** begin Material provided **
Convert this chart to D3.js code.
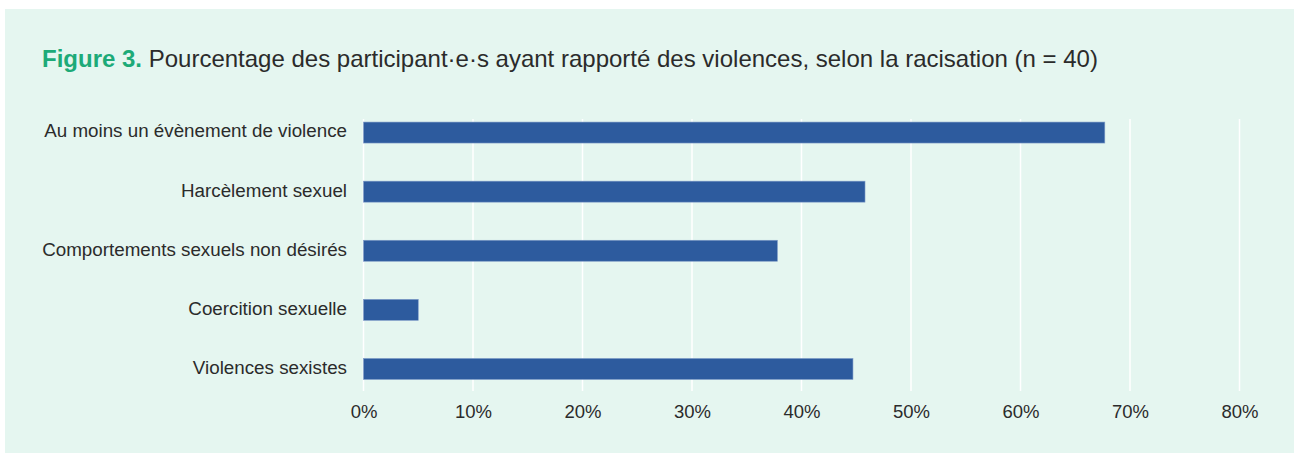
<!DOCTYPE html>
<html>
<head>
<meta charset="utf-8">
<script src="https://cdn.jsdelivr.net/npm/d3@7"></script>
<style>
  html, body { margin: 0; padding: 0; background: #ffffff; }
  svg { display: block; font-family: "Liberation Sans", Arial, Helvetica, sans-serif; }
</style>
</head>
<body>
<svg id="chart" width="1294" height="453"></svg>
<script>
// Share of racialised participants reporting each form of violence (%)
const categories = [
  "Au moins un évènement de violence",
  "Harcèlement sexuel",
  "Comportements sexuels non désirés",
  "Coercition sexuelle",
  "Violences sexistes"
];
const values = [67.7, 45.8, 37.8, 5.0, 44.7];
const tickValues = [0, 10, 20, 30, 40, 50, 60, 70, 80];
const titleLead = "Figure 3.";
const titleText = "Pourcentage des participant·e·s ayant rapporté des violences, selon la racisation (n = 40)";

const svg = d3.select("#chart");

// panel background
svg.append("rect")
  .attr("x", 5).attr("y", 9)
  .attr("width", 1289).attr("height", 444)
  .attr("fill", "#e5f6f0");

// title
const title = svg.append("text")
  .attr("x", 42).attr("y", 67)
  .attr("font-size", 24)
  .attr("fill", "#2b2b2b");
title.append("tspan").attr("font-weight", "bold").attr("fill", "#1daa78").text(titleLead);
title.append("tspan").text(" " + titleText);

const x = d3.scaleLinear().domain([0, 80]).range([363.5, 1239.5]);
const y = d3.scaleBand().domain(categories)
  .range([103, 398.5])
  .paddingInner(0.645).paddingOuter(0.3225);

// vertical gridlines
svg.append("g")
  .selectAll("line")
  .data(tickValues)
  .join("line")
  .attr("x1", d => x(d)).attr("x2", d => x(d))
  .attr("y1", 119).attr("y2", 391)
  .attr("stroke", "#ffffff")
  .attr("stroke-width", 1.5);

// x axis labels
const xAxis = d3.axisBottom(x)
  .tickValues(tickValues)
  .tickFormat(d => d + "%")
  .tickSize(0)
  .tickPadding(0);
const gx = svg.append("g").attr("transform", "translate(0,400)").call(xAxis);
gx.select(".domain").remove();
gx.selectAll("text")
  .attr("font-size", 18.5)
  .attr("fill", "#2b2b2b")
  .attr("font-family", "Liberation Sans, Arial, sans-serif")
  .attr("dy", "18.3px");

// category labels
const yAxis = d3.axisLeft(y).tickSize(0).tickPadding(0);
const gy = svg.append("g").attr("transform", "translate(347,0)").call(yAxis);
gy.select(".domain").remove();
gy.selectAll("text")
  .attr("font-size", 18.8)
  .attr("fill", "#2b2b2b")
  .attr("font-family", "Liberation Sans, Arial, sans-serif")
  .attr("dy", "4.9px");

// bars
svg.append("g")
  .selectAll("rect")
  .data(categories)
  .join("rect")
  .attr("x", x(0))
  .attr("y", d => y(d))
  .attr("width", (d, i) => x(values[i]) - x(0))
  .attr("height", y.bandwidth())
  .attr("fill", "#2d5b9e")
  .attr("stroke", "#7f9cc8")
  .attr("stroke-width", 0.6);
</script>
</body>
</html>
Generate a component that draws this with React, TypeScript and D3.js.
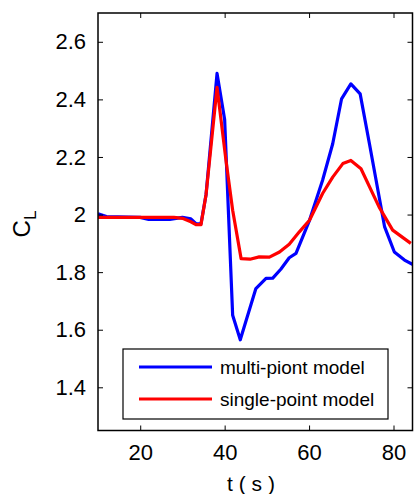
import { useEffect, useRef } from "react";
import * as d3 from "d3";

const multiT = [10, 12, 20, 22, 27, 30, 32, 33.2, 34.4, 35.6, 38.2, 40, 41.9, 43.7, 47.4, 49.8, 51.4, 53.3, 55.3, 56.9, 60.1, 63.2, 65.6, 67.7, 69.9, 72.1, 74.3, 77.9, 80.2, 82.6, 84.6];
const multiCL = [2.003, 1.993, 1.99, 1.983, 1.983, 1.99, 1.985, 1.968, 1.968, 2.07, 2.49, 2.33, 1.65, 1.565, 1.743, 1.778, 1.779, 1.81, 1.85, 1.865, 1.98, 2.119, 2.246, 2.402, 2.454, 2.419, 2.246, 1.957, 1.87, 1.842, 1.826];

const singleT = [10, 28, 30, 32, 33.2, 34.4, 35.6, 38.2, 40.3, 41.9, 43.9, 46, 48.2, 50.6, 53, 55.3, 57.7, 60.1, 63.2, 65.6, 68, 69.9, 72.3, 76.6, 79.8, 84.1];
const singleCL = [1.99, 1.99, 1.987, 1.975, 1.965, 1.965, 2.07, 2.442, 2.19, 2.015, 1.847, 1.845, 1.853, 1.852, 1.87, 1.897, 1.94, 1.98, 2.073, 2.13, 2.177, 2.188, 2.159, 2.026, 1.946, 1.9];

const xTicks = [20, 40, 60, 80];
const yTicks = [1.4, 1.6, 1.8, 2, 2.2, 2.4, 2.6];
const legendNames = ["multi-piont model", "single-point model"];
const colors = ["#0000ff", "#ff0000"];

const W = 414;
const H = 494;
const FONT = "'Liberation Sans', Arial, sans-serif";

const App = () => {
  const ref = useRef<SVGSVGElement>(null);

  useEffect(() => {
    const svg = d3.select(ref.current);
    svg.selectAll("*").remove();

    const left = 98, right = 412.5, top = 13, bottom = 430.5;
    const x = d3.scaleLinear().domain([10, 84.5]).range([left, right]);
    const y = d3.scaleLinear().domain([1.25, 2.7]).range([bottom, top]);

    svg.append("defs").append("clipPath").attr("id", "plotclip")
      .append("rect").attr("x", left).attr("y", top)
      .attr("width", right - left).attr("height", bottom - top);

    const line = d3.line<[number, number]>().x(d => x(d[0])).y(d => y(d[1]));
    const series: [number, number][][] = [
      multiT.map((t, i) => [t, multiCL[i]]),
      singleT.map((t, i) => [t, singleCL[i]]),
    ];

    const g = svg.append("g").attr("clip-path", "url(#plotclip)");
    series.forEach((s, i) => {
      g.append("path").datum(s).attr("d", line)
        .attr("fill", "none").attr("stroke", colors[i])
        .attr("stroke-width", 3.2).attr("stroke-linejoin", "round");
    });

    // axes, ticks inward on all four sides
    const tl = 5;
    const axStyle = (sel: any) => {
      sel.select(".domain").remove();
      sel.selectAll("line").attr("stroke", "#000");
      sel.selectAll("text").attr("font-family", FONT).attr("font-size", 22).attr("fill", "#000");
    };
    svg.append("g").attr("transform", `translate(0,${bottom})`)
      .call(d3.axisBottom(x).tickValues(xTicks).tickSize(-tl).tickPadding(14).tickFormat(d3.format("d")))
      .call(axStyle);
    svg.append("g").attr("transform", `translate(0,${top})`)
      .call(d3.axisTop(x).tickValues(xTicks).tickSize(-tl).tickFormat(() => ""))
      .call(axStyle);
    svg.append("g").attr("transform", `translate(${left},0)`)
      .call(d3.axisLeft(y).tickValues(yTicks).tickSize(-tl).tickPadding(12).tickFormat(d3.format("~g")))
      .call(axStyle);
    svg.append("g").attr("transform", `translate(${right},0)`)
      .call(d3.axisRight(y).tickValues(yTicks).tickSize(-tl).tickFormat(() => ""))
      .call(axStyle);

    svg.append("rect").attr("x", left).attr("y", top)
      .attr("width", right - left).attr("height", bottom - top)
      .attr("fill", "none").attr("stroke", "#000").attr("stroke-width", 1.5);

    // axis labels
    svg.append("text").attr("x", 251).attr("y", 491)
      .attr("text-anchor", "middle").attr("font-family", FONT).attr("font-size", 21)
      .text("t ( s )");
    const yl = svg.append("text").attr("transform", "translate(29.5,224) rotate(-90)")
      .attr("text-anchor", "middle").attr("font-family", FONT).attr("font-size", 24);
    yl.append("tspan").text("C");
    yl.append("tspan").attr("font-size", 17).attr("dy", 6).text("L");

    // legend
    const lg = svg.append("g");
    lg.append("rect").attr("x", 123).attr("y", 349).attr("width", 265).attr("height", 70)
      .attr("fill", "#fff").attr("stroke", "#000").attr("stroke-width", 1.2);
    legendNames.forEach((name, i) => {
      const ly = 367 + i * 32;
      lg.append("line").attr("x1", 139).attr("x2", 212).attr("y1", ly).attr("y2", ly)
        .attr("stroke", colors[i]).attr("stroke-width", 3.2);
      lg.append("text").attr("x", 220).attr("y", ly + 6.5)
        .attr("font-family", FONT).attr("font-size", 19).text(name);
    });
  }, []);

  return (
    <svg ref={ref} width={W} height={H}
      style={{ position: "absolute", left: 0, top: 0, background: "#fff" }} />
  );
};

export default App;
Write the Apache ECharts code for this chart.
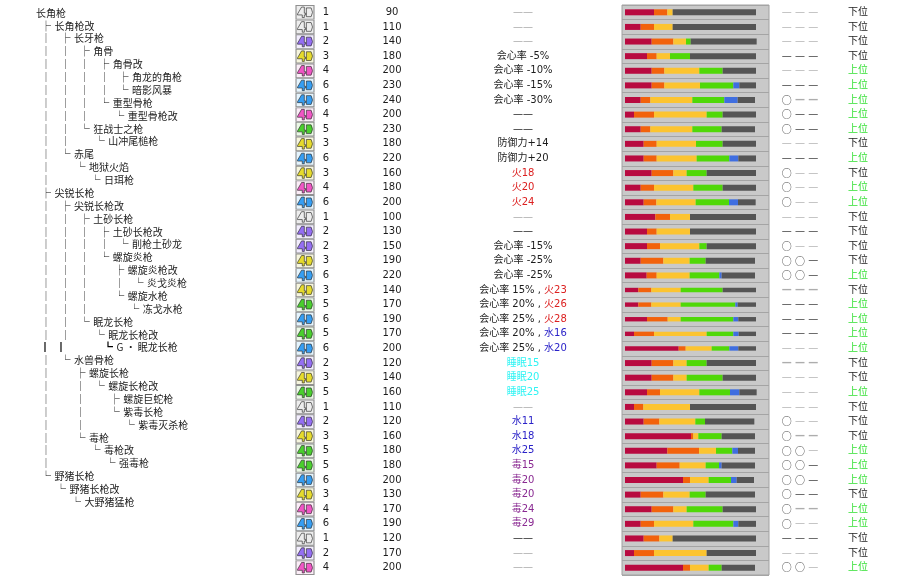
<!DOCTYPE html>
<html>
<head>
<meta charset="utf-8">
<style>
    html, body { margin: 0; padding: 0; background: #fff; }
    #chartArea { width: 922px; height: 588px; }
</style>
<script src="https://cdn.jsdelivr.net/npm/echarts@6/dist/echarts.min.js"></script>
</head>
<body>
<div id="chartArea"></div>
<script>
// upgrade tree: │ bar, 　 blank, ├ └ branch, then the weapon name
var treeRows = [
    "长角枪",
    "├长角枪改",
    "│├长牙枪",
    "││├角骨",
    "│││├角骨改",
    "││││├角龙的角枪",
    "││││└暗影风暴",
    "│││└重型骨枪",
    "│││　└重型骨枪改",
    "││└狂战士之枪",
    "││　└山冲尾槌枪",
    "│└赤尾",
    "│　└地狱火焰",
    "│　　└日珥枪",
    "├尖锐长枪",
    "│├尖锐长枪改",
    "││├土砂长枪",
    "│││├土砂长枪改",
    "││││└削枪土砂龙",
    "│││└螺旋炎枪",
    "│││　├螺旋炎枪改",
    "│││　│└炎戈炎枪",
    "│││　└螺旋水枪",
    "│││　　└冻戈水枪",
    "││└眠龙长枪",
    "││　└眠龙长枪改",
    "┃┃　　┗G · 眠龙长枪",
    "│└水兽骨枪",
    "│　├螺旋长枪",
    "│　│└螺旋长枪改",
    "│　│　├螺旋巨蛇枪",
    "│　│　└紫毒长枪",
    "│　│　　└紫毒灭杀枪",
    "│　└毒枪",
    "│　　└毒枪改",
    "│　　　└强毒枪",
    "└野猪长枪",
    "　└野猪长枪改",
    "　　└大野猪猛枪"
];
var levels = [1, 1, 2, 3, 4, 6, 6, 4, 5, 3, 6, 3, 4, 6, 1, 2, 2, 3, 6, 3, 5, 6, 5, 6, 2, 3, 5, 1, 2, 3, 5, 5, 6, 3, 4, 6, 1, 2, 4];
var attacks = [90, 110, 140, 180, 200, 230, 240, 200, 230, 180, 220, 160, 180, 200, 100, 130, 150, 190, 220, 140, 170, 190, 170, 200, 120, 140, 160, 110, 120, 160, 180, 180, 200, 130, 170, 190, 120, 170, 200];
var effects = [
    "——", "——", "——", "会心率 -5%", "会心率 -10%", "会心率 -15%", "会心率 -30%", "——", "——",
    "防御力+14", "防御力+20", "火18", "火20", "火24", "——", "——", "会心率 -15%", "会心率 -25%", "会心率 -25%",
    "会心率 15% , 火23", "会心率 20% , 火26", "会心率 25% , 火28", "会心率 20% , 水16", "会心率 25% , 水20",
    "睡眠15", "睡眠20", "睡眠25", "——", "水11", "水18", "水25", "毒15", "毒20", "毒20", "毒24", "毒29", "——", "——", "——"
];
var faintEffects = [0, 1, 2, 14, 27, 37, 38];

// sharpness gauge, one array per colour
var sharpRed = [87, 47, 80, 66, 80, 80, 47, 27, 47, 56, 56, 80, 47, 56, 91, 66, 66, 47, 65, 40, 40, 66, 27, 161, 80, 80, 66, 27, 56, 198, 127, 95, 174, 47, 80, 47, 56, 27, 174];
var sharpOrange = [40, 40, 65, 29, 38, 38, 29, 60, 29, 39, 39, 65, 40, 38, 44, 29, 39, 68, 30, 39, 39, 62, 60, 21, 65, 65, 39, 28, 47, 7, 95, 69, 21, 68, 65, 40, 47, 60, 21];
var sharpYellow = [16, 56, 38, 40, 105, 107, 126, 158, 126, 118, 120, 40, 118, 118, 60, 100, 118, 79, 99, 88, 88, 39, 158, 78, 40, 40, 118, 140, 108, 15, 51, 78, 56, 79, 40, 118, 40, 158, 56];
var sharpGreen = [0, 0, 14, 60, 70, 100, 96, 48, 88, 80, 98, 60, 88, 100, 0, 0, 22, 48, 89, 126, 164, 158, 80, 53, 60, 108, 92, 0, 29, 70, 49, 40, 67, 48, 108, 120, 0, 0, 39];
var sharpBlue = [0, 0, 0, 0, 0, 18, 40, 0, 0, 0, 27, 0, 0, 27, 0, 0, 0, 0, 7, 0, 7, 15, 16, 27, 0, 0, 28, 0, 0, 0, 17, 8, 17, 0, 0, 15, 0, 0, 0];
var sharpRest = [250, 250, 198, 198, 100, 50, 52, 100, 100, 100, 53, 148, 100, 53, 198, 198, 148, 148, 100, 100, 55, 53, 52, 53, 148, 100, 52, 198, 148, 100, 51, 100, 52, 148, 100, 53, 250, 148, 100];
var thinGaugeRows = [19, 20, 21, 22, 23];

// decoration slots
var slots = [
    "———", "———", "———", "———", "———", "———", "○——", "○——", "○——", "———", "———", "○——", "○——",
    "○——", "———", "———", "○——", "○○—", "○○—", "———", "———", "———", "———", "———", "———", "———",
    "———", "———", "○——", "○——", "○○—", "○○—", "○○—", "○——", "○——", "○——", "———", "———", "○○—"
];
var faintSlots = [0, 1, 2, 4, 9, 11, 12, 13, 14, 16, 23, 25, 26, 27, 28, 30, 35, 37, 38];
var heavySlots = [6, 19, 24, 29, 34];
var ranks = [
    "下位", "下位", "下位", "下位", "上位", "上位", "上位", "上位", "上位", "下位", "上位", "下位", "上位",
    "上位", "下位", "下位", "下位", "下位", "上位", "下位", "上位", "上位", "上位", "上位", "下位", "下位",
    "上位", "下位", "下位", "下位", "上位", "上位", "上位", "下位", "上位", "上位", "下位", "下位", "上位"
];

var TEXT_FONT = '"DejaVu Sans", "Noto Sans CJK SC", sans-serif';
var TREE_FONT = '"Noto Sans CJK SC", sans-serif';
var rarityFill = { 1: "#ececec", 2: "#7d4ff0", 3: "#e2d400", 4: "#ee2fb8", 5: "#22c400", 6: "#0a88f0" };
var rarityBack = { 1: "#e8e8e8", 2: "#efe9fc", 3: "#f4f2d6", 4: "#fae8f5", 5: "#e6f5e0", 6: "#def1fc" };
var weaponIcon = "path://M0 9 L6 1 L10 1 L10 8 L12 8 L12 10 L10 10 L10 13 L7 13 L7 10 L0 10 Z " +
    "M13 2 L20 2 Q24 7 20 12 L13 12 Z";

var rowIds = treeRows.map(function (name, i) { return i; });

// column axes: the labels are the column text
function columnAxis(data, centerX, label) {
    var axisLabel = {
        show: true, interval: 0, margin: 0, align: "center", inside: false,
        fontSize: 10, fontFamily: TEXT_FONT, color: "#1c1c1c"
    };
    for (var k in label) axisLabel[k] = label[k];
    return {
        type: "category", gridIndex: 1, inverse: true, position: "left", offset: -centerX, data: data,
        axisLine: { show: false }, axisTick: { show: false }, splitLine: { show: false }, axisLabel: axisLabel
    };
}

function hiddenAxis(gridIndex, showSplit) {
    return {
        type: "category", gridIndex: gridIndex, inverse: true, data: rowIds,
        axisLine: { show: false }, axisTick: { show: false }, axisLabel: { show: false },
        splitLine: { show: !!showSplit, interval: 0, lineStyle: { color: "#a4a4a4", width: 1 } }
    };
}

function hiddenValue(gridIndex, min, max) {
    return { type: "value", gridIndex: gridIndex, min: min, max: max, show: false, splitLine: { show: false } };
}

var effectFormatter = function (value, index) {
    if (value === "——" && faintEffects.indexOf(index) > -1) return "{faint|——}";
    return value.replace(/火\d+/, "{fire|$&}")
        .replace(/水\d+/, "{water|$&}")
        .replace(/睡眠\d+/, "{sleep|$&}")
        .replace(/毒\d+/, "{poison|$&}");
};

var slotFormatter = function (value, index) {
    var dash = faintSlots.indexOf(index) > -1 ? "f" : heavySlots.indexOf(index) > -1 ? "h" : "d";
    return value.split("").map(function (c) {
        return c === "○" ? "{o|○}" : "{" + dash + "|—}";
    }).join("");
};

function slotStyle(color, font, weight) {
    return {
        width: 13.3, align: "center", verticalAlign: "middle", lineHeight: 14, fontSize: 10,
        fontFamily: font, fontWeight: weight || "normal", color: color
    };
}

// tree rows are laid out glyph by glyph
var renderTree = function (params, api) {
    var row = api.value(1);
    var text = treeRows[row];
    var x = 46;
    var y = api.coord([0, row])[1];
    var children = [];
    var start = api.coord([0, row])[0];
    function add(str, px, align, fill) {
        children.push({
            type: "text",
            style: {
                x: start + px, y: y, text: str, align: align, verticalAlign: "middle",
                font: "10px " + TREE_FONT, fill: fill
            }
        });
    }
    if (text.search(/[│├└┃┗　]/) !== 0) {
        add(text, 36, "left", "#1c1c1c");
        return { type: "group", children: children };
    }
    for (var i = 0; i < text.length; i++) {
        var c = text.charAt(i);
        if (c === "│") { add(c, x, "center", "#000"); x += 19.4; }
        else if (c === "┃") { add(c, x - 1, "center", "#000"); x += 16; }
        else if (c === "　") { x += 15; }
        else {
            add(c, x, "center", "#000");
            add(text.slice(i + 1), x + 8.5, "left", "#1c1c1c");
            break;
        }
    }
    return { type: "group", children: children };
};

var gaugeColors = ["#b80a40", "#f2620c", "#fcc430", "#50d808", "#3f6ee0", "#555555"];
var gaugeArrays = [sharpRed, sharpOrange, sharpYellow, sharpGreen, sharpBlue, sharpRest];
var gaugeSeries = [];
gaugeArrays.forEach(function (values, c) {
    gaugeSeries.push({
        type: "bar", xAxisIndex: 2, yAxisIndex: 7, stack: "thick", barWidth: 6, silent: true,
        itemStyle: { color: gaugeColors[c] },
        data: values.map(function (v, i) { return thinGaugeRows.indexOf(i) > -1 ? "-" : v; })
    });
    gaugeSeries.push({
        type: "bar", xAxisIndex: 2, yAxisIndex: 8, stack: "thin", barWidth: 4.4, silent: true,
        itemStyle: { color: gaugeColors[c] },
        data: values.map(function (v, i) { return thinGaugeRows.indexOf(i) > -1 ? v : "-"; })
    });
});

var option = {
    animation: false,
    backgroundColor: "#fff",
    grid: [
        { left: 0, width: 290, top: 6.5, height: 502 },
        { left: 0, width: 922, top: 5, height: 570 },
        { left: 622, width: 147, top: 5, height: 570, show: true, backgroundColor: "#c9c9c9", borderColor: "#a0a0a0", borderWidth: 1 }
    ],
    xAxis: [hiddenValue(0, 0, 290), hiddenValue(1, 0, 922), hiddenValue(2, -9, 432)],
    yAxis: [
        hiddenAxis(0),
        hiddenAxis(1),
        columnAxis(levels, 326, {}),
        columnAxis(attacks, 392, {}),
        columnAxis(effects, 523, {
            formatter: effectFormatter,
            rich: {
                faint: { color: "#aaaaaa", fontSize: 10, fontFamily: TEXT_FONT },
                fire: { color: "#dc2020", fontSize: 10, fontFamily: TEXT_FONT },
                water: { color: "#2a22c8", fontSize: 10, fontFamily: TEXT_FONT },
                sleep: { color: "#30f4f4", fontSize: 10, fontFamily: TEXT_FONT },
                poison: { color: "#8a2a92", fontSize: 10, fontFamily: TEXT_FONT }
            }
        }),
        columnAxis(slots, 800, {
            formatter: slotFormatter,
            rich: {
                o: slotStyle("#555", TREE_FONT),
                d: slotStyle("#3c3c3c", TEXT_FONT),
                f: slotStyle("#b4b4b4", TEXT_FONT),
                h: slotStyle("#adadad", TEXT_FONT, "bold")
            }
        }),
        columnAxis(ranks, 858, {
            color: function (value) { return value === "上位" ? "#36e036" : "#1c1c1c"; }
        }),
        hiddenAxis(2, true),
        hiddenAxis(2)
    ],
    series: [
        {
            type: "custom", xAxisIndex: 0, yAxisIndex: 0, renderItem: renderTree, silent: true, clip: false,
            data: rowIds.map(function (i) { return [0, i]; })
        },
        {
            type: "scatter", xAxisIndex: 1, yAxisIndex: 1, symbol: "rect", symbolSize: [18, 13.6], silent: true,
            itemStyle: {
                color: function (p) { return rarityBack[levels[p.dataIndex]]; },
                borderColor: "#777", borderWidth: 1
            },
            data: rowIds.map(function (i) { return [305, i]; })
        },
        {
            type: "scatter", xAxisIndex: 1, yAxisIndex: 1, symbol: weaponIcon, symbolSize: [15, 10.5], silent: true, z: 3,
            itemStyle: {
                color: function (p) { return rarityFill[levels[p.dataIndex]]; },
                borderColor: "#2a2a2a", borderWidth: 0.8
            },
            data: rowIds.map(function (i) { return [305, i]; })
        }
    ].concat(gaugeSeries)
};

var myChart = echarts.init(document.getElementById("chartArea"));
myChart.setOption(option);
</script>
</body>
</html>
** end Material provided **
» **Problem description**:
Above are the records. Copy only the lines from the one with "Generate a component" through the one with "2.026, 1.946, 1.9];", exactly, with no pictures.

» **Response to the task**:
Generate a component that draws this with React, TypeScript and D3.js.
import { useEffect, useRef } from "react";
import * as d3 from "d3";

const multiT = [10, 12, 20, 22, 27, 30, 32, 33.2, 34.4, 35.6, 38.2, 40, 41.9, 43.7, 47.4, 49.8, 51.4, 53.3, 55.3, 56.9, 60.1, 63.2, 65.6, 67.7, 69.9, 72.1, 74.3, 77.9, 80.2, 82.6, 84.6];
const multiCL = [2.003, 1.993, 1.99, 1.983, 1.983, 1.99, 1.985, 1.968, 1.968, 2.07, 2.49, 2.33, 1.65, 1.565, 1.743, 1.778, 1.779, 1.81, 1.85, 1.865, 1.98, 2.119, 2.246, 2.402, 2.454, 2.419, 2.246, 1.957, 1.87, 1.842, 1.826];

const singleT = [10, 28, 30, 32, 33.2, 34.4, 35.6, 38.2, 40.3, 41.9, 43.9, 46, 48.2, 50.6, 53, 55.3, 57.7, 60.1, 63.2, 65.6, 68, 69.9, 72.3, 76.6, 79.8, 84.1];
const singleCL = [1.99, 1.99, 1.987, 1.975, 1.965, 1.965, 2.07, 2.442, 2.19, 2.015, 1.847, 1.845, 1.853, 1.852, 1.87, 1.897, 1.94, 1.98, 2.073, 2.13, 2.177, 2.188, 2.159, 2.026, 1.946, 1.9];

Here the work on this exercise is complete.